The Voice vs BGT: Cowell's Monopoly on Showmanship
However much we hate him, anyone even vaguely interested in the saccharine world of Saturday Night Telly needs to say a quick prayer at the altar of Simon Cowell. Whatever side you came down on, the whole BGT/The Voice battle proved that, as an individual and a brand, he drives the whole weekend entertainment market more or less single handedly.
With both sides claiming victory and analysts still picking over the remains, the ratings battle between BGT and The Voice was a close call. While BGT won the peak ratings prize with 11.5m viewers, The Voice managed to sustain figures during its 20 minute overlap with BGT, showing that Cowell’s property didn’t entice many viewers away.
However, the publicity battle was clearly dominated by one man alone. You can’t manufacture, train or interview for a showbiz force like Cowell.
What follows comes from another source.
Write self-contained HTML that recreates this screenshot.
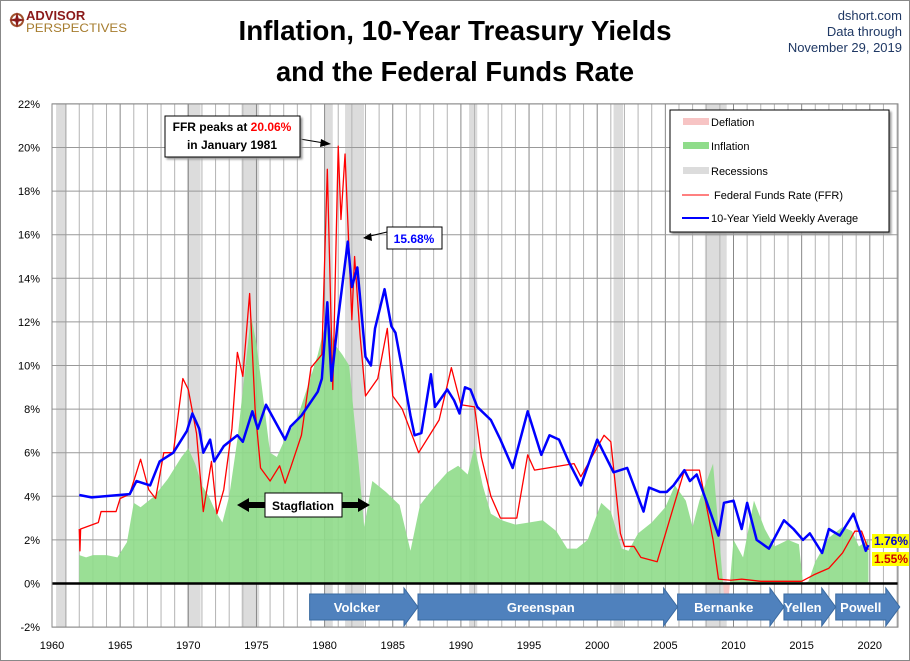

For all his slick, cultivated grouchiness, he is approachable. Like the great capitalist showmen before him- PR Barnum and Gordon Selfridge to name two- he befriends journalists and makes himself available naturally, without looking desperate, and without needing to concede too many favours.
As a consequence, when he went in guns blazing to the pre-show PR wrangling, the results were staggering. From a few artfully handled nubs about his sense of humour failure on Jonathan Ross (which served the purpose of placing Cowell firmly on his pedestal as well as re-establishing the funnyman profile of David Walliams), to his threats to ‘poach’ Jessie J, he brought the firepower, and the papers lapped it up. I don’t think I’d realised until now how much The X Factor suffered from his absence.
The Voice is a great show, and a much quoted tweet of mine describing it as ‘too complicated’ was overly hasty- this is a real grower. However, I hope they learn a sharp lesson from this- the beast of compliance creates caution, which numbs the sense of promotion. As Dan Wootton tweeted on Friday, the lengths the BBC went to to play down the importance of ratings were fascinating. With spend on the programme reaching 22million, the pretence was farcical- evidence only of the beeb’s lack of publicity balls.
With outlets like the BBC dominated by an obscurantist, executive driven culture, where is the next Cowell? Whether the thought of another fills you with dread or fervour, you can’t deny that a publicity punch-up between the two is just the sugar rush the Saturday night chatter has been waiting for.